I thoroughly enjoyed the show last night and also found a nice rhythm to the performance that came without using the mic. It might be something that I continue to use. I can be pretty expressive with my hands and it is something I have to be aware. Even I notice that my hands are bordering on "jazz hands" sometimes but I like to use them to play out the cadence of the routines. As long as I am aware and don't allow them to turn into some comedic Tai Chi work out I think I'll be fine. Otherwise that was close to one of my favourite performances of the show (including my Adelaide Fringe and Melbourne Comedy Festival runs) and I feel the show is improving every day.
After the show I joined my friend Claire and we had drinks at the Assembly Rooms performer party.
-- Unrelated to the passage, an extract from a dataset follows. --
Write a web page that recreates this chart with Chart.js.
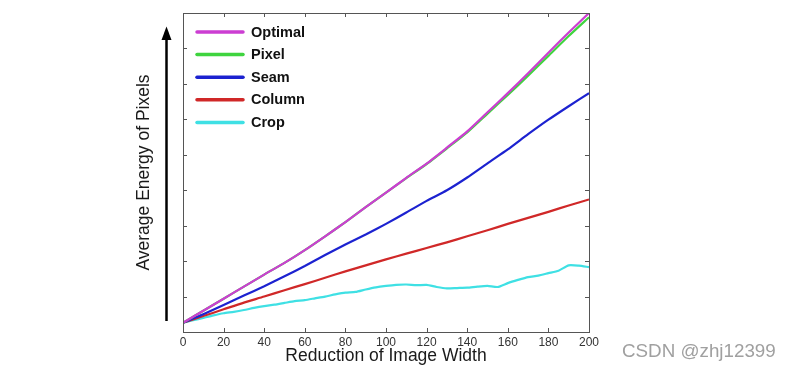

It was there that I was able to chat with two girls who had not only come to the show but have dads who are in the army. It was a delight to be able to chat with two people who have an experience of the army and they found it interesting to hear about my experience as it is from an idiot comedian's point of view. After that Claire and I visited the Underbelly for a drink. The Underbelly has a giant upside down purple cow on top of it (fans of my previous work would know that I have an affinity with purple cows) and looks like this:
We met up with Jimeoin and Sam Simmons for a drink. Sam's wife had attended the show and I have to be honest and say I was chuffed. I am always grateful when a comedian's partner attends any of my shows because I figure they've had their fill of comedy on a regular basis. This is me commenting on how annoying I can be when in festival mode but I'm guessing some of my fellow comics might be much better than me in the annoyance stakes. After a drink Claire and I nailed a savoury crepe on the way home and it was time for bed. With construction starting out the front of my house at 7am it was time to nail a cracking five hours sleep. With the sun streaming through the window I'm up and ready to tackle a new day!